# REQUEST
Your output must be the lines below from the line containing "Clone this chart in Bokeh." to the line containing "y_ticks = list(range(0, 100001, 10000))", both lines included, reproduced exactly and without pictures.

════════════════════

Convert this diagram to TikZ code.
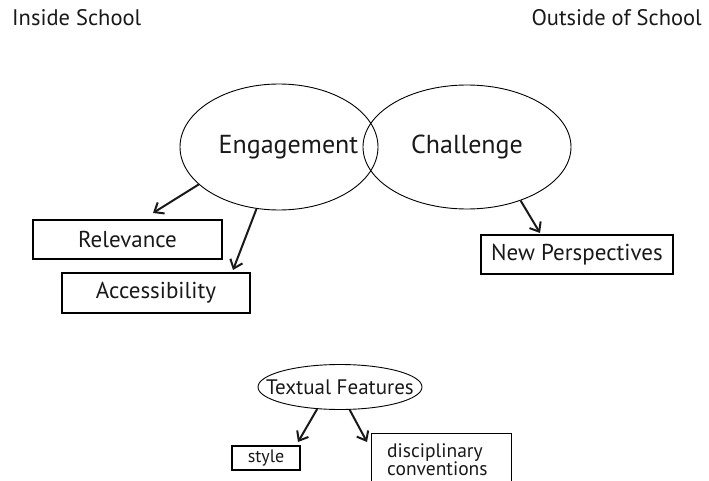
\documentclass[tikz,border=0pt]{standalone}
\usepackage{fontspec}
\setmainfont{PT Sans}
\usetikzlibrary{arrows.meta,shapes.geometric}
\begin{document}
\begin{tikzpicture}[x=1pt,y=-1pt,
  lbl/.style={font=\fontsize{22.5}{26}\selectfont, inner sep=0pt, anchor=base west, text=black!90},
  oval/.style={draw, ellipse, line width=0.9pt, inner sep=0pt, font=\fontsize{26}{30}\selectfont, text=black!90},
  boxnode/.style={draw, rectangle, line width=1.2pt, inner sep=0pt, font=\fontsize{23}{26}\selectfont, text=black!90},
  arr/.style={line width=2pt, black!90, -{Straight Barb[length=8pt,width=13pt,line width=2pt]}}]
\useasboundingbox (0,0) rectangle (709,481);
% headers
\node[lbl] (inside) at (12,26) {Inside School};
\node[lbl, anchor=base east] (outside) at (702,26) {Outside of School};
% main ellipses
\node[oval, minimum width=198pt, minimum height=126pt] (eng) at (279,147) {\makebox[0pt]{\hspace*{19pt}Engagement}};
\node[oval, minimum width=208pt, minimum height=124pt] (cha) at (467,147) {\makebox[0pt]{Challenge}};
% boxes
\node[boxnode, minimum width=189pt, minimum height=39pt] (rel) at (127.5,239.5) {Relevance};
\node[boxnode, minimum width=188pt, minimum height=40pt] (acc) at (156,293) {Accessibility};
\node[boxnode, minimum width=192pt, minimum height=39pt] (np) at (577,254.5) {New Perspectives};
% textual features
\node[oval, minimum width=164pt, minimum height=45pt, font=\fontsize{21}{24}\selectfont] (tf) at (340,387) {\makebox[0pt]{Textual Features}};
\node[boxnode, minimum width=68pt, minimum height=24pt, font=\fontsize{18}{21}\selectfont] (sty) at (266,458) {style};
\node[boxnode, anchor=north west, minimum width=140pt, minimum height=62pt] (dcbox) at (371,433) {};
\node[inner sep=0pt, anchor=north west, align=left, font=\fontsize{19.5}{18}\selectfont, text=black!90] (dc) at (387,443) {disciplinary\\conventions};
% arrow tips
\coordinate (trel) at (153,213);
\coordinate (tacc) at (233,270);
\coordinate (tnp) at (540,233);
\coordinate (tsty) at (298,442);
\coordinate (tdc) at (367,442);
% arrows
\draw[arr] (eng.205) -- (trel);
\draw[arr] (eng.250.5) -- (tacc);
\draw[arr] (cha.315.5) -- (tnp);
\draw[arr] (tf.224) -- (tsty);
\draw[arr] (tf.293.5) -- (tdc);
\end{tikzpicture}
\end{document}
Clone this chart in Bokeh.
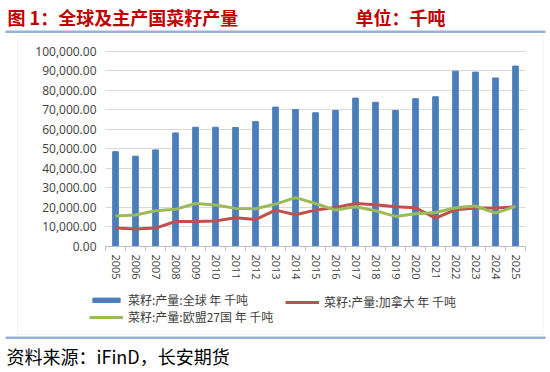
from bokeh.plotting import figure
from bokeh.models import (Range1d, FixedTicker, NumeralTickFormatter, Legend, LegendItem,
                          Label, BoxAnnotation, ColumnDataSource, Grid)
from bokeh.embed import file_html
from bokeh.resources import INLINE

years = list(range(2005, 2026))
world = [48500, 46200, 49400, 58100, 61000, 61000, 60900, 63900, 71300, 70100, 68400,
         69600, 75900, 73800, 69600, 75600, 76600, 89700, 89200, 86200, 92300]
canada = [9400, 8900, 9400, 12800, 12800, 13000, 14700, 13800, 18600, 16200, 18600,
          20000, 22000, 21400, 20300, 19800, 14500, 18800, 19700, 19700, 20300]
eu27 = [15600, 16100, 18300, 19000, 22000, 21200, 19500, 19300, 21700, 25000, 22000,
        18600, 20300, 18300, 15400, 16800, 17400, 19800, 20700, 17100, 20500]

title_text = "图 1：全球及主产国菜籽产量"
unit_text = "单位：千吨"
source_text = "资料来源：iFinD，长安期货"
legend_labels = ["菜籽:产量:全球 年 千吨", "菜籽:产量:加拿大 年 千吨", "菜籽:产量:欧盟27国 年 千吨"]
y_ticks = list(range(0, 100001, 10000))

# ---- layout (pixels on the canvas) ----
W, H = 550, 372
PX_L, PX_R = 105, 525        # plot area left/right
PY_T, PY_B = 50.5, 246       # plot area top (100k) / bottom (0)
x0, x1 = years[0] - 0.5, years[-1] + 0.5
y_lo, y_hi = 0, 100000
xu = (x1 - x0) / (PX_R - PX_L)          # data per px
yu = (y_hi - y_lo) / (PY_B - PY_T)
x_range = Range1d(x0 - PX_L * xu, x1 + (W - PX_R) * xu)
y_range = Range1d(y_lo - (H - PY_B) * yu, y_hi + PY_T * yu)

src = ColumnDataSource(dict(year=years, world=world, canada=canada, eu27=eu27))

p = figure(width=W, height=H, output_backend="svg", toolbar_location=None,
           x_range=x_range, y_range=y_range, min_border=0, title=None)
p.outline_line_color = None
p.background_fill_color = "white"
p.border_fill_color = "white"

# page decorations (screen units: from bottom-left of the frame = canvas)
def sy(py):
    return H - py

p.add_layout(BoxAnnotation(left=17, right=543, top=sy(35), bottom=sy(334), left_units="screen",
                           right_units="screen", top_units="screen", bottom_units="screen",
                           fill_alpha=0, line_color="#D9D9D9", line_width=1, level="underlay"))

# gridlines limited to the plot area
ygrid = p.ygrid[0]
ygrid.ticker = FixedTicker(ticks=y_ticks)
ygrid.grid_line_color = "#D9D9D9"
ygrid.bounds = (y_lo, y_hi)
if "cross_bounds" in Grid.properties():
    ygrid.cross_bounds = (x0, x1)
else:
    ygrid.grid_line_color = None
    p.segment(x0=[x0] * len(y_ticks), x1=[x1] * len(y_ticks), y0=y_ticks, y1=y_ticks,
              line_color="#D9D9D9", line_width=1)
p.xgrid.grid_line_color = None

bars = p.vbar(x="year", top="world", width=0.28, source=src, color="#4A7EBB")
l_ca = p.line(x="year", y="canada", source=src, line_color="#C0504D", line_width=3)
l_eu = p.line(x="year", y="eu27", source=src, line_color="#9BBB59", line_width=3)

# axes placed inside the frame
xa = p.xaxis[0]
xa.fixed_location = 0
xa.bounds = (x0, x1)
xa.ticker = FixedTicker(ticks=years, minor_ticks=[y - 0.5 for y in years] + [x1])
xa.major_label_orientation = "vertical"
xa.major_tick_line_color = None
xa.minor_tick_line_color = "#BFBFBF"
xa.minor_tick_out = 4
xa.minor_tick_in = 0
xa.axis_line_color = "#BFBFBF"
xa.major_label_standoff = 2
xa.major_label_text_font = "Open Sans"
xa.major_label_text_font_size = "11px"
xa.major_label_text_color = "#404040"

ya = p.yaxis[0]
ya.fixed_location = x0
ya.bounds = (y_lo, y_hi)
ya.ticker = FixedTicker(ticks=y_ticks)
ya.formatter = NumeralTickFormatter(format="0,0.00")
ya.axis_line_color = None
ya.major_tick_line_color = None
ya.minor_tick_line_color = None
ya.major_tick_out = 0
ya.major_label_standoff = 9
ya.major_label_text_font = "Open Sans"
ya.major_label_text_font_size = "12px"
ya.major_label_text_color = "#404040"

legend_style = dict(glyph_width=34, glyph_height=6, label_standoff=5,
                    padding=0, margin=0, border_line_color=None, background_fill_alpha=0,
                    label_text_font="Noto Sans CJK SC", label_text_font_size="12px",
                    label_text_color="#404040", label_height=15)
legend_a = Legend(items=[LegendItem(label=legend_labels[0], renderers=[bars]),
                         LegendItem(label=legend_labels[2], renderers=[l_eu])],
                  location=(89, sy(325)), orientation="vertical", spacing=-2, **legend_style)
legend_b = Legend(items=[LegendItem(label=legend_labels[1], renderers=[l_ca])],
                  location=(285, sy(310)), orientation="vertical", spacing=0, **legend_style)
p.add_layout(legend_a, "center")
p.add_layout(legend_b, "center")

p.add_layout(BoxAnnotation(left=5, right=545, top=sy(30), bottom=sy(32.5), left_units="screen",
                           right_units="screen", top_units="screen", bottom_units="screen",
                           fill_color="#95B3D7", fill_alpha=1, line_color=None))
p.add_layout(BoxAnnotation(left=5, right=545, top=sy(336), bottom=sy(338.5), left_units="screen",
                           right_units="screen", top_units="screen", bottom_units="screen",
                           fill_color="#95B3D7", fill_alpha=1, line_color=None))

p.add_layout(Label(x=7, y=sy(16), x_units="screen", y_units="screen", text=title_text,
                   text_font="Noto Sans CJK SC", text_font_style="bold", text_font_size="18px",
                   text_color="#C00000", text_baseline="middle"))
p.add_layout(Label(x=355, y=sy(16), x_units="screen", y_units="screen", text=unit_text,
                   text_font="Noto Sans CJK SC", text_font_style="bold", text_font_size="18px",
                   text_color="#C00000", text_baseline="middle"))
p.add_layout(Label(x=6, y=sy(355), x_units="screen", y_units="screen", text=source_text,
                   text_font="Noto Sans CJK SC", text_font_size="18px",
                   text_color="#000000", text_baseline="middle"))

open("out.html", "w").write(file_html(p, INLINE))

════════════════════

# WRITTEN SOLUTION
Clone this chart in Bokeh.
from bokeh.plotting import figure
from bokeh.models import (Range1d, FixedTicker, NumeralTickFormatter, Legend, LegendItem,
                          Label, BoxAnnotation, ColumnDataSource, Grid)
from bokeh.embed import file_html
from bokeh.resources import INLINE

years = list(range(2005, 2026))
world = [48500, 46200, 49400, 58100, 61000, 61000, 60900, 63900, 71300, 70100, 68400,
         69600, 75900, 73800, 69600, 75600, 76600, 89700, 89200, 86200, 92300]
canada = [9400, 8900, 9400, 12800, 12800, 13000, 14700, 13800, 18600, 16200, 18600,
          20000, 22000, 21400, 20300, 19800, 14500, 18800, 19700, 19700, 20300]
eu27 = [15600, 16100, 18300, 19000, 22000, 21200, 19500, 19300, 21700, 25000, 22000,
        18600, 20300, 18300, 15400, 16800, 17400, 19800, 20700, 17100, 20500]

title_text = "图 1：全球及主产国菜籽产量"
unit_text = "单位：千吨"
source_text = "资料来源：iFinD，长安期货"
legend_labels = ["菜籽:产量:全球 年 千吨", "菜籽:产量:加拿大 年 千吨", "菜籽:产量:欧盟27国 年 千吨"]
y_ticks = list(range(0, 100001, 10000))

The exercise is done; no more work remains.